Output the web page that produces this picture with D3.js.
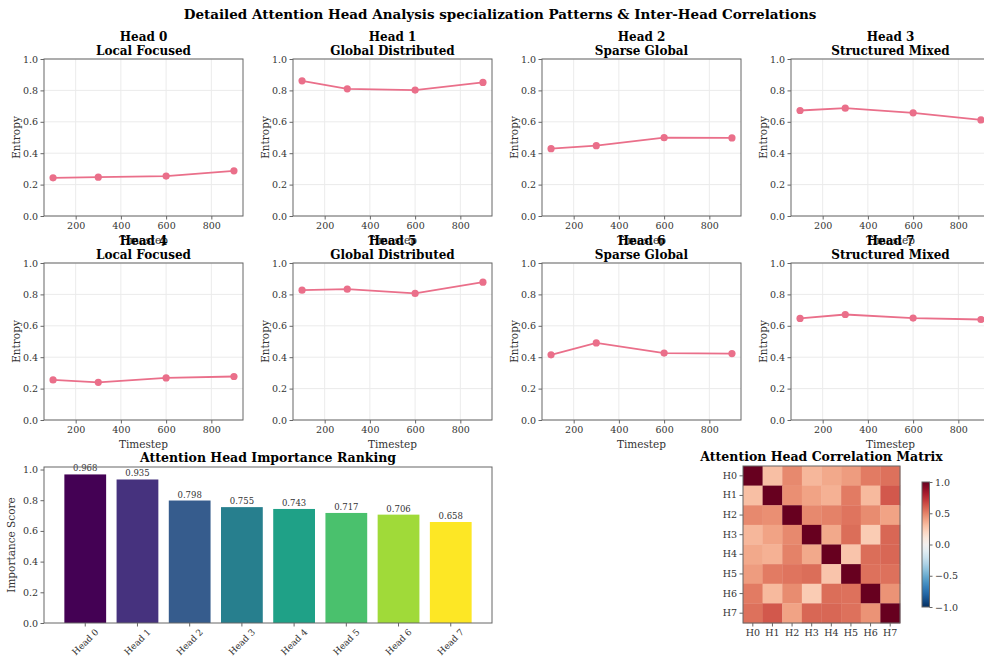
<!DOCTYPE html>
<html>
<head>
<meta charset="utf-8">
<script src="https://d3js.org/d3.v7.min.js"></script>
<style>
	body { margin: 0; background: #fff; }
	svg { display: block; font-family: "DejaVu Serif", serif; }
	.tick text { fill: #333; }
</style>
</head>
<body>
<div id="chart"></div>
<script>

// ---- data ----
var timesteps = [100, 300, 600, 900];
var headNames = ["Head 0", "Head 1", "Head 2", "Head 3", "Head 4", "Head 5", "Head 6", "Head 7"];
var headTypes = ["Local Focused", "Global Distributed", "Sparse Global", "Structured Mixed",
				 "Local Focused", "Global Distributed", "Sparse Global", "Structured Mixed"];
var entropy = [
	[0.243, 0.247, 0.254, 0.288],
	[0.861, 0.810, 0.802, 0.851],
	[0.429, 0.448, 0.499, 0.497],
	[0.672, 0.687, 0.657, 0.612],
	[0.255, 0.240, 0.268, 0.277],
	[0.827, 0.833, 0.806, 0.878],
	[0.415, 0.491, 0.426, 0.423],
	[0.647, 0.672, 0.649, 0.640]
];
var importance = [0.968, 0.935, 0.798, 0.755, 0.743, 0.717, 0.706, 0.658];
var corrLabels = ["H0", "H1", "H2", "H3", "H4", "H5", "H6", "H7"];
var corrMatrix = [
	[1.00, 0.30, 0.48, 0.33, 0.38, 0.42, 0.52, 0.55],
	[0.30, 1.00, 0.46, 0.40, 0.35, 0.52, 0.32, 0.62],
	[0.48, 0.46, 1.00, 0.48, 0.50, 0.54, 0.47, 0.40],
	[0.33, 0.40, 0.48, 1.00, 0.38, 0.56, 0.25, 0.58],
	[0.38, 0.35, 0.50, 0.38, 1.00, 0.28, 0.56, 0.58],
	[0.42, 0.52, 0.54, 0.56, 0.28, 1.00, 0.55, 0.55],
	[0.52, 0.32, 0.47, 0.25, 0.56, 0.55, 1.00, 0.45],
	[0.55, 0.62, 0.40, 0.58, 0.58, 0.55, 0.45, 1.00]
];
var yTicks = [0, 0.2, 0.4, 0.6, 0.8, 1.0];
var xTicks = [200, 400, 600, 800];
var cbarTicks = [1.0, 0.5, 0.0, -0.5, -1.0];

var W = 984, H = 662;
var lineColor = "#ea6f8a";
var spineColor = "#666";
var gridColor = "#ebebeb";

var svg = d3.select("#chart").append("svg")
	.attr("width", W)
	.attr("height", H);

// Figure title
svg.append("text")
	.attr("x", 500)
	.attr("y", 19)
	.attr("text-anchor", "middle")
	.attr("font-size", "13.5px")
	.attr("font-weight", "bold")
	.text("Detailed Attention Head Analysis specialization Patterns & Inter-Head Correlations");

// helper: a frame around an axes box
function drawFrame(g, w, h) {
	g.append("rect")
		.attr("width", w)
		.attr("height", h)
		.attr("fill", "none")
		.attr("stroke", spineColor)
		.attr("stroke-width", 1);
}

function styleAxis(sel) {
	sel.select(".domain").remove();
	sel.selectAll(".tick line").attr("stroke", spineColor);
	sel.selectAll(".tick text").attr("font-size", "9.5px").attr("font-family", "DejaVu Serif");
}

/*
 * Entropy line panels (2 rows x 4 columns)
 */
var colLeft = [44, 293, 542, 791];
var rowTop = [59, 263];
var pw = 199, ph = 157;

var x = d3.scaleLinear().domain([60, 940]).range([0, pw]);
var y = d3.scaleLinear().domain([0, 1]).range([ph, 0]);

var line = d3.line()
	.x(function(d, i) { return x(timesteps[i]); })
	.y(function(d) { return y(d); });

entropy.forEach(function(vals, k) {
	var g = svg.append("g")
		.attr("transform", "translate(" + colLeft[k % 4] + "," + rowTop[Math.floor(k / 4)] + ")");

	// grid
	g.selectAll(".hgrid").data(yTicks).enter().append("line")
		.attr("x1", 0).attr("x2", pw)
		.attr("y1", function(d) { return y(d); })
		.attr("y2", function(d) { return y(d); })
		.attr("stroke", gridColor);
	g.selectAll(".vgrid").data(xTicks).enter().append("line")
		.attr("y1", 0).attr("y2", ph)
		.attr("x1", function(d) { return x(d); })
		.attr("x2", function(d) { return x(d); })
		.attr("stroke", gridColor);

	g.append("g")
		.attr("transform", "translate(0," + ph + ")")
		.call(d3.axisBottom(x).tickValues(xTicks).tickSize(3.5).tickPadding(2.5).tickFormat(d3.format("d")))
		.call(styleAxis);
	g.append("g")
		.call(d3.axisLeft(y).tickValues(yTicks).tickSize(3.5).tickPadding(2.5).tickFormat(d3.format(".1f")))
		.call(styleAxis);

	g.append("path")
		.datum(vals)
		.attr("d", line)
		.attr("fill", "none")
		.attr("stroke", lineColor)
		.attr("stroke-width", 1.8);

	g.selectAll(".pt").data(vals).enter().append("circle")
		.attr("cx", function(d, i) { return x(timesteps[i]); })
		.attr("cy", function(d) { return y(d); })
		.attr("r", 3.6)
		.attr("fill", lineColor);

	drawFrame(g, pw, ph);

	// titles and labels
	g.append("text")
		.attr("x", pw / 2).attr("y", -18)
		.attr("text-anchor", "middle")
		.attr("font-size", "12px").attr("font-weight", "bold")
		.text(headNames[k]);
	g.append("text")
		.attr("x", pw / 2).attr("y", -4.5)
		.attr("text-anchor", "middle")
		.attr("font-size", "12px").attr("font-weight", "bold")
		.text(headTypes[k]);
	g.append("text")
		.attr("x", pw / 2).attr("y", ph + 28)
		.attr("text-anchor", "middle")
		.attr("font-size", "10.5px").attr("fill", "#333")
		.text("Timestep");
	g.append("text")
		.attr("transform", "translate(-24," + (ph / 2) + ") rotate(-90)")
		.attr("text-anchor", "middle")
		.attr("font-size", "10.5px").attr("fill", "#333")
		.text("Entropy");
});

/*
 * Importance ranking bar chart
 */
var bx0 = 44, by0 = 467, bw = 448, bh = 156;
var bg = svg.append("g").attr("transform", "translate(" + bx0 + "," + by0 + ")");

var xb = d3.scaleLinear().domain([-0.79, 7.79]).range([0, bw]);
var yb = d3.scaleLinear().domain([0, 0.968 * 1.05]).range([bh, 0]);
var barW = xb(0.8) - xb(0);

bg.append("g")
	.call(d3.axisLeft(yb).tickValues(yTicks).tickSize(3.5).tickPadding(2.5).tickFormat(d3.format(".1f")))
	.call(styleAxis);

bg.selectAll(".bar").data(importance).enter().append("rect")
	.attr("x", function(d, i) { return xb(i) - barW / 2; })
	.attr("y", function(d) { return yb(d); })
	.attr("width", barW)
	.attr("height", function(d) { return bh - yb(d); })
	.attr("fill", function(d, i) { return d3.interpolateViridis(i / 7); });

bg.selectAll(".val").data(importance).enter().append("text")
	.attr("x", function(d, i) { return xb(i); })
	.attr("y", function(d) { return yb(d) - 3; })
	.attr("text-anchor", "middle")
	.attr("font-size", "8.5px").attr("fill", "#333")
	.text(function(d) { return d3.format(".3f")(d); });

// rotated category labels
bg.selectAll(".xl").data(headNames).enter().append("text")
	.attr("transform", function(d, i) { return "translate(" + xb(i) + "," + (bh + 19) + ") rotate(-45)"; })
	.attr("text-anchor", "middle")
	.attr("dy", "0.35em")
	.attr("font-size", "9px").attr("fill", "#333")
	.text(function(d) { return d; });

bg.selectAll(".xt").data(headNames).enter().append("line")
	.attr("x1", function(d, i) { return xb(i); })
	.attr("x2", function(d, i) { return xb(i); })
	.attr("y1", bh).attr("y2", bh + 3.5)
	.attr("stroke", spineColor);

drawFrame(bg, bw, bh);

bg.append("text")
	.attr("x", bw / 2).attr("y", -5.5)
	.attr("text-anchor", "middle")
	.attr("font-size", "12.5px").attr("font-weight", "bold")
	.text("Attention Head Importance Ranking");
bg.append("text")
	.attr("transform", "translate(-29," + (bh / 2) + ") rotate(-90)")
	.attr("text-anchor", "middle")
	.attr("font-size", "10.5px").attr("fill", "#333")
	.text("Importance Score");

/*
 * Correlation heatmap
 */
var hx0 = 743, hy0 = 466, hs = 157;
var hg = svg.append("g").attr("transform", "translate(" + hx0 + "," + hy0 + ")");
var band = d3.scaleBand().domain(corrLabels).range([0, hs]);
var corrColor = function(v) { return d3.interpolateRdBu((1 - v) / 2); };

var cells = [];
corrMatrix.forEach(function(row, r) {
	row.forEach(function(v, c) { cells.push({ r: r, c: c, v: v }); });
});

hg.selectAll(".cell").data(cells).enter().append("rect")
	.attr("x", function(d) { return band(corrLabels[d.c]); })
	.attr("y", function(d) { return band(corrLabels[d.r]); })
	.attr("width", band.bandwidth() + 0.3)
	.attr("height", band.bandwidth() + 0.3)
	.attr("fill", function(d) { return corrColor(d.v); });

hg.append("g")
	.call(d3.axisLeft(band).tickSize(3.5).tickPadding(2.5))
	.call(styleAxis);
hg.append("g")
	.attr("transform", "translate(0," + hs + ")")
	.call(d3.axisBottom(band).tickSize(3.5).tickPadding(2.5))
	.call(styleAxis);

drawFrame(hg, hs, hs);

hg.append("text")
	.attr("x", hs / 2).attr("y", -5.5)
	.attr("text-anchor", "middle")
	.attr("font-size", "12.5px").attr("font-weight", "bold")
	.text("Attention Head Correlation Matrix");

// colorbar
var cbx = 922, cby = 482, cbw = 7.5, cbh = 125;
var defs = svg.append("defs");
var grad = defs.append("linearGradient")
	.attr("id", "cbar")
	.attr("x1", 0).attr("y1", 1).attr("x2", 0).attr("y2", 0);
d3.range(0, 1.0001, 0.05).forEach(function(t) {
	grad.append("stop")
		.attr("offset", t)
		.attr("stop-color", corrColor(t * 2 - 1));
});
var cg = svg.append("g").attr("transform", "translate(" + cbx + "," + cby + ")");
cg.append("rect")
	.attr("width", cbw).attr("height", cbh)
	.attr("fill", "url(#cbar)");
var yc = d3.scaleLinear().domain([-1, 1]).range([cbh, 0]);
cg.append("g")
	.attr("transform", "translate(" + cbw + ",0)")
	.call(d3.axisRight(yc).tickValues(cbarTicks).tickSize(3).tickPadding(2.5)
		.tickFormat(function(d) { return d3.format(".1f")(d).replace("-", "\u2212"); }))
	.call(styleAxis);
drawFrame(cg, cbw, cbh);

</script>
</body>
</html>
-=-=-
- _TASK INSTRUCTIONS_: Begin at the first line of the material and copy each line exactly through the one containing "Attention Head Analysis". Omit pictures.

- _RESPONSE TO THE TASK_:
Output the web page that produces this picture with D3.js.
<!DOCTYPE html>
<html>
<head>
<meta charset="utf-8">
<script src="https://d3js.org/d3.v7.min.js"></script>
<style>
	body { margin: 0; background: #fff; }
	svg { display: block; font-family: "DejaVu Serif", serif; }
	.tick text { fill: #333; }
</style>
</head>
<body>
<div id="chart"></div>
<script>

// ---- data ----
var timesteps = [100, 300, 600, 900];
var headNames = ["Head 0", "Head 1", "Head 2", "Head 3", "Head 4", "Head 5", "Head 6", "Head 7"];
var headTypes = ["Local Focused", "Global Distributed", "Sparse Global", "Structured Mixed",
				 "Local Focused", "Global Distributed", "Sparse Global", "Structured Mixed"];
var entropy = [
	[0.243, 0.247, 0.254, 0.288],
	[0.861, 0.810, 0.802, 0.851],
	[0.429, 0.448, 0.499, 0.497],
	[0.672, 0.687, 0.657, 0.612],
	[0.255, 0.240, 0.268, 0.277],
	[0.827, 0.833, 0.806, 0.878],
	[0.415, 0.491, 0.426, 0.423],
	[0.647, 0.672, 0.649, 0.640]
];
var importance = [0.968, 0.935, 0.798, 0.755, 0.743, 0.717, 0.706, 0.658];
var corrLabels = ["H0", "H1", "H2", "H3", "H4", "H5", "H6", "H7"];
var corrMatrix = [
	[1.00, 0.30, 0.48, 0.33, 0.38, 0.42, 0.52, 0.55],
	[0.30, 1.00, 0.46, 0.40, 0.35, 0.52, 0.32, 0.62],
	[0.48, 0.46, 1.00, 0.48, 0.50, 0.54, 0.47, 0.40],
	[0.33, 0.40, 0.48, 1.00, 0.38, 0.56, 0.25, 0.58],
	[0.38, 0.35, 0.50, 0.38, 1.00, 0.28, 0.56, 0.58],
	[0.42, 0.52, 0.54, 0.56, 0.28, 1.00, 0.55, 0.55],
	[0.52, 0.32, 0.47, 0.25, 0.56, 0.55, 1.00, 0.45],
	[0.55, 0.62, 0.40, 0.58, 0.58, 0.55, 0.45, 1.00]
];
var yTicks = [0, 0.2, 0.4, 0.6, 0.8, 1.0];
var xTicks = [200, 400, 600, 800];
var cbarTicks = [1.0, 0.5, 0.0, -0.5, -1.0];

var W = 984, H = 662;
var lineColor = "#ea6f8a";
var spineColor = "#666";
var gridColor = "#ebebeb";

var svg = d3.select("#chart").append("svg")
	.attr("width", W)
	.attr("height", H);

// Figure title
svg.append("text")
	.attr("x", 500)
	.attr("y", 19)
	.attr("text-anchor", "middle")
	.attr("font-size", "13.5px")
	.attr("font-weight", "bold")
	.text("Detailed Attention Head Analysis specialization Patterns & Inter-Head Correlations");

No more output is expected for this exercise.